In the architecture of
This new technique offers several advantages over existing spatially extended source simulation techniques: (1) the per-source processing cost for a spatially extended source is significantly reduced, becoming comparable to that of a point source spatialized in multi-channel binaural mode; (2) the desired spatial extent (divergence angle) can be reproduced precisely regardless of the shape of the object to be simulated; and (3) since the decorrelation filter bank is common to all sources, its cost is not critical and it can be designed without compromises. Ideally, it consists of mutually orthogonal all-pass filters. Alternatively, it can be based on synthetic quasi-colorless reverberation responses.

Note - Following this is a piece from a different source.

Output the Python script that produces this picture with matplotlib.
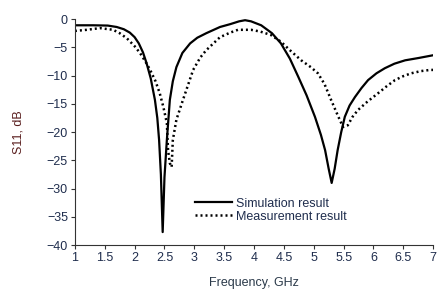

A computationally efficient method for synthesizing interaural time delay (ITD) cues is provided. This method allows the implementation of a time-varying ITD with no audible artifacts and without using costly fractional delay filter techniques. A computationally efficient ITD implementation is obtained by recognizing that:
(1) The simulation of a static arbitrary direction will be satisfactory even if the ITD value is rounded to the nearest integer number of samples, provided that the sample rate be sufficiently high. At a sample rate of 48 kHz, for instance, a difference of 0.5 sample on the ITD (the worst-case rounding error) corresponds approximately to an azimuth difference of 1.5 degrees, which is considered imperceptible.
(2) When the position of the virtual source needs to be updated, spectral inaccuracies occurring during the transition to a new position will not be noticeable if this transition is of short enough duration. Therefore, the transition can be implemented by simple cross-fading between two delay taps or by a time-varying delay implementation using first order linear interpolation.
Conventional technology would also incur significant additional processing cost per source due to costly fractional delay filter techniques, i.e., fractional delay implementation using FIR interpolator or variable all-pass filter).
In practice, it is simpler to introduce the ITD on the contra-lateral path only, leaving the ipsi-lateral path un-delayed. Individual adaptation of the ITD according to the morphology of the listener may be achieved approximately by adjusting the value of the spherical head radius r in Equation (8) or via a more elaborate model.
Although the foregoing invention has been described in some detail for purposes of clarity of understanding, it will be apparent that certain changes and modifications may be practiced within the scope of the appended claims. Accordingly, the present embodiments are to be considered as illustrative and not restrictive, and the invention is not to be limited to the details given herein, but may be modified within the scope and equivalents of the appended claims.